Here's a spiral design I am tinkering with on the bench - it is in pieces right at the moment - yes, friction is somewhat "area compensated", but as above stated, straightening flow also reduces friction and turbulence. So where does it end?

I am previewing my post but the picture jpg will not post here (?) and I do not have an external account I can use for forums at this time. I will work on that.

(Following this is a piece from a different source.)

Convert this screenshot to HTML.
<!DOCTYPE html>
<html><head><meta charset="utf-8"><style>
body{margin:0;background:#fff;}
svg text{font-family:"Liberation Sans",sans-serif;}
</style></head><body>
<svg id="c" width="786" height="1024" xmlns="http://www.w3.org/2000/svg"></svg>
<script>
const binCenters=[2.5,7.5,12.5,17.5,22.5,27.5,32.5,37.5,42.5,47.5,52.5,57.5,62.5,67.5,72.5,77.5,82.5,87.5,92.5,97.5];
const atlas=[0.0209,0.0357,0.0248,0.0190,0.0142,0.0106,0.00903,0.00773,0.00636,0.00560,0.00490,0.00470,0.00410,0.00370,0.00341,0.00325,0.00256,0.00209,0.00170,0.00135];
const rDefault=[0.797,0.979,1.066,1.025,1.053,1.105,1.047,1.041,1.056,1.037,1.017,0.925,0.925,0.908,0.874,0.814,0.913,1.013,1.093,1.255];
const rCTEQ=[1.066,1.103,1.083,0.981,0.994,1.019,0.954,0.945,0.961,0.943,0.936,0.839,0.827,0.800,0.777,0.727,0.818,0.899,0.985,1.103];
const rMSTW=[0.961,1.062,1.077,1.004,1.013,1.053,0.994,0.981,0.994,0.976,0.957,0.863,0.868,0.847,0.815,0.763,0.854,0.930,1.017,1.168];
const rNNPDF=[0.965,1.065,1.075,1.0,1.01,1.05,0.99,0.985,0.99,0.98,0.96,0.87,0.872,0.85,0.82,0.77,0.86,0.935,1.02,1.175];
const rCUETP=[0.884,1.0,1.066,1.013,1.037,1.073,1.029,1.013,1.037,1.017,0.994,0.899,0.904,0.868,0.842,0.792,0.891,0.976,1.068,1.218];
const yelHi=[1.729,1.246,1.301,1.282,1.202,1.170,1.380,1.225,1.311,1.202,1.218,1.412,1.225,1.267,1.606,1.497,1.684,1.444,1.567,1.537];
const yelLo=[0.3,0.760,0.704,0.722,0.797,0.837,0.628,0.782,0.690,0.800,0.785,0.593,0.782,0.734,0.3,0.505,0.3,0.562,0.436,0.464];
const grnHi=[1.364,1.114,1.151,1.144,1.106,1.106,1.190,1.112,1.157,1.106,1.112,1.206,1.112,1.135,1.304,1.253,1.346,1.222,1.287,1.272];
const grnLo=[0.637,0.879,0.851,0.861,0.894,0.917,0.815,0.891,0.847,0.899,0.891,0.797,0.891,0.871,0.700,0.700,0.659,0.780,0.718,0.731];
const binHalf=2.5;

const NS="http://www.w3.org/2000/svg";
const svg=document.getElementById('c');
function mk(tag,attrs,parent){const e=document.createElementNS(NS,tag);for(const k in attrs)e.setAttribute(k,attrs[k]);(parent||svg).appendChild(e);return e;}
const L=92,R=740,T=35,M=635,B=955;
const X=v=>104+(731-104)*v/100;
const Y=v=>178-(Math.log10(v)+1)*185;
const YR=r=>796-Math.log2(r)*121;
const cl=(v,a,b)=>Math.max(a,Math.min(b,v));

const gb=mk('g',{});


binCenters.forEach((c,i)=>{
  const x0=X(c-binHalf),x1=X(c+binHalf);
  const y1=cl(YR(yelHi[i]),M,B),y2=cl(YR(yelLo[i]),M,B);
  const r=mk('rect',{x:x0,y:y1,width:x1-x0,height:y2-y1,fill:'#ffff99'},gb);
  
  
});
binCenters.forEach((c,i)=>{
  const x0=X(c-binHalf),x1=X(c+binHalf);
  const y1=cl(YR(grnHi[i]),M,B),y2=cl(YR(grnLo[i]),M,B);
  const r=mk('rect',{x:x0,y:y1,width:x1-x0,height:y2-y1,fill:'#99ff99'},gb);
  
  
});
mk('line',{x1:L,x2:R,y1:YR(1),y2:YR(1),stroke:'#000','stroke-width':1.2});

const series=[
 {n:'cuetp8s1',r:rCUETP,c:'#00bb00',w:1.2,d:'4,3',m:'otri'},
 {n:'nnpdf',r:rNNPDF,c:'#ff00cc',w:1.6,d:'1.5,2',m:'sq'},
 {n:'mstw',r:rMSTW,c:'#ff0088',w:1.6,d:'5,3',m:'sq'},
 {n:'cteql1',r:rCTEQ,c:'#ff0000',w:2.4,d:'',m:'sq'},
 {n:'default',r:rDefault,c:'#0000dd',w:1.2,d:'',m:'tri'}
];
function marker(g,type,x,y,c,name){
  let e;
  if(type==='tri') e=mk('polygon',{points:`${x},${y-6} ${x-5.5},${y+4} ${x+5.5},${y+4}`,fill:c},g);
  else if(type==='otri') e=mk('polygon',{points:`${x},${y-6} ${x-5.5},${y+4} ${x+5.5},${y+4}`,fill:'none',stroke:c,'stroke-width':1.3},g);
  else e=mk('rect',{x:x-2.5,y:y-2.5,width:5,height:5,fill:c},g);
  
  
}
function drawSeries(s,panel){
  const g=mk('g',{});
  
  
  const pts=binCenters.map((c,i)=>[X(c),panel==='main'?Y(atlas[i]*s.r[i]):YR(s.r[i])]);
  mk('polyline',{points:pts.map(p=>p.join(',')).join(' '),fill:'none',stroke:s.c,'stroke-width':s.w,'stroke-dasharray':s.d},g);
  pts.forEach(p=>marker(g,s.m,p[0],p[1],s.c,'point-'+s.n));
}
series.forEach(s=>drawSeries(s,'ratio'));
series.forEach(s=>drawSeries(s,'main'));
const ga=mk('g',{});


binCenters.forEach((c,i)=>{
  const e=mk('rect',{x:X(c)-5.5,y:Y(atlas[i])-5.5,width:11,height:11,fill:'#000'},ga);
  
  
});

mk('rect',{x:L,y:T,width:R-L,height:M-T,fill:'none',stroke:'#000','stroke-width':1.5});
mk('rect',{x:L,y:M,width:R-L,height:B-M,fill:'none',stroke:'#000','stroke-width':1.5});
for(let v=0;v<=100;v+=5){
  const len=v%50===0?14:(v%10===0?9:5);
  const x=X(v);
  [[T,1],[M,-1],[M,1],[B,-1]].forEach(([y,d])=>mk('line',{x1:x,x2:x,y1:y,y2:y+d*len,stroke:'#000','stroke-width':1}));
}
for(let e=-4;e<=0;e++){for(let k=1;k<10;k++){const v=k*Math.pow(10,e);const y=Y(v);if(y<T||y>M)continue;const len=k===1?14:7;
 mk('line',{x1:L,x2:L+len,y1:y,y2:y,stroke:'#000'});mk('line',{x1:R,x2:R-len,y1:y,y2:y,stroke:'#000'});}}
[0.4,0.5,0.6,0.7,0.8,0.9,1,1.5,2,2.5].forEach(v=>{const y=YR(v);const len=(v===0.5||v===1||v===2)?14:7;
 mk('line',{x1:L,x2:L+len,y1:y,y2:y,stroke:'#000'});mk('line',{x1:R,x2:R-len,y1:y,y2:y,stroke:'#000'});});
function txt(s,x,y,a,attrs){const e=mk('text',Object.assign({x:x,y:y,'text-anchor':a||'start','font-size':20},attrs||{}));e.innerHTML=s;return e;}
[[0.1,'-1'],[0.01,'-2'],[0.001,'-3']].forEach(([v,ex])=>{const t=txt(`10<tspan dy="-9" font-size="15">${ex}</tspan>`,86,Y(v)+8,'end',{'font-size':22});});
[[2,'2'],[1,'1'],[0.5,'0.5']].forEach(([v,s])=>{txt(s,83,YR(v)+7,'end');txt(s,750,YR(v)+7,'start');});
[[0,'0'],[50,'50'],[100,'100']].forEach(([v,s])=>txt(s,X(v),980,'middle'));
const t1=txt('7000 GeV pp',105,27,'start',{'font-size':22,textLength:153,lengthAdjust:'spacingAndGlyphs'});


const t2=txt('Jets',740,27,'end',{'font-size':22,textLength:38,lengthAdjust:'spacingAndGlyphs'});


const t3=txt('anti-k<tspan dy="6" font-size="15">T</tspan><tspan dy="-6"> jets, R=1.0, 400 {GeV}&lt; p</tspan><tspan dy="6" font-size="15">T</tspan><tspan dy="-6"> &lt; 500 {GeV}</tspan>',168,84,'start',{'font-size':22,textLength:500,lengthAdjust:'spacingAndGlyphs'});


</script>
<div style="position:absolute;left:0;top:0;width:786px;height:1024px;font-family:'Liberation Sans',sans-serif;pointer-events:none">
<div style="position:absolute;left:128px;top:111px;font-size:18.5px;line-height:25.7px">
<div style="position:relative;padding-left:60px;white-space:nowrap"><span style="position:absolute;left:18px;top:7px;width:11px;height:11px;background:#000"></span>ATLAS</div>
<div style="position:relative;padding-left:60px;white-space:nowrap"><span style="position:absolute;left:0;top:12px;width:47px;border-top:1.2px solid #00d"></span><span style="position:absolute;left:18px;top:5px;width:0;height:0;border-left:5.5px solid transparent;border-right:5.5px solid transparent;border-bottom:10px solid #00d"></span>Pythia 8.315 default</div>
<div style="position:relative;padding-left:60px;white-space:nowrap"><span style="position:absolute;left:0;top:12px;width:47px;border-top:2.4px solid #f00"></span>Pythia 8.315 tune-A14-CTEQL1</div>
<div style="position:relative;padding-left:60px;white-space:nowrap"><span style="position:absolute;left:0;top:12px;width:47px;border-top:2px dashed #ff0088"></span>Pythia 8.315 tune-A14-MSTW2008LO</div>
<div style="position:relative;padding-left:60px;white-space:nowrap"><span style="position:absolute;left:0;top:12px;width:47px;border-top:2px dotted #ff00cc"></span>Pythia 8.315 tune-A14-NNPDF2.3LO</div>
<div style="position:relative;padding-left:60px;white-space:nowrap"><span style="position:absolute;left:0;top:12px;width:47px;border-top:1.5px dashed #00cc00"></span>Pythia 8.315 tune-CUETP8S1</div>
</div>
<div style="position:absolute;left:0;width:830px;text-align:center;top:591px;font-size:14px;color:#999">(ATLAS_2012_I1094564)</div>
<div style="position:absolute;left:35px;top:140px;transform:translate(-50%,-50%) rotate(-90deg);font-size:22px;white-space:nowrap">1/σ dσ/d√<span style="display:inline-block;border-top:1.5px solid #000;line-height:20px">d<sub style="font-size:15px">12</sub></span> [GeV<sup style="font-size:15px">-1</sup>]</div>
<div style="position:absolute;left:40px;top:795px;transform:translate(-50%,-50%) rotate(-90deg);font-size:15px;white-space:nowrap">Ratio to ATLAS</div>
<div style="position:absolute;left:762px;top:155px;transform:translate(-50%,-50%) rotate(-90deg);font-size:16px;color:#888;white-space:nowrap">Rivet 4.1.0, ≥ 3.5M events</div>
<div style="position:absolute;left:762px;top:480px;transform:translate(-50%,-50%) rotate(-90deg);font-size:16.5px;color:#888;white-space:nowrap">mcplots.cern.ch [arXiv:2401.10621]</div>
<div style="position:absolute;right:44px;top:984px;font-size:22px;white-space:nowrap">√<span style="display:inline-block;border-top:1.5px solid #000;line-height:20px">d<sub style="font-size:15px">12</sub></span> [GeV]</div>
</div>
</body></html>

FYI - if you wish me to stop and be quiet - I can do that too. No offense taken.

allemande

I note that the paper concluded that a 3-vane setup with "streamlined" input (called a "bellmouth" in this forum) and a "central body" ("Type E1" in its Figure 3 ) was superior to 3-vane without central body (Type C1) because it completely killed the "swirl velocity component".  The "central body" is a cylinder, small in diameter compared to the output tube, axially centered in the output tube, with a rounded leading/entry/downward-pointing end and long-tapered trailing/exit/upward-pointing end -- similar to the nacelle of modern wind turbines.  BTW, I was able to find the paper/PDF with a web search for its title, "Application Of Deswirl Device In Cyclone Dust Separator".

Lance

I agree about his finding with the Type E1 (3-vaned Bellmouth and central body) being his best found method of stopping swirl velocity but I would also question the loss of air volume by decreasing the overall size of the pipe by removing the center portion.  Is the extra bit of swirl cancelation with the loss of volume in the exit pipe of the separator.

kayak

I found the part in the white paper that said good things about the three vane design.  Has anyone found a reference as to how long the vanes should be?  If I can't find any documentation, I think I'm going to try vane length equal to duct diameter.  Also, do you think there would be any advantage to putting vanes both at the output of the separator and at the input to the impeller housing?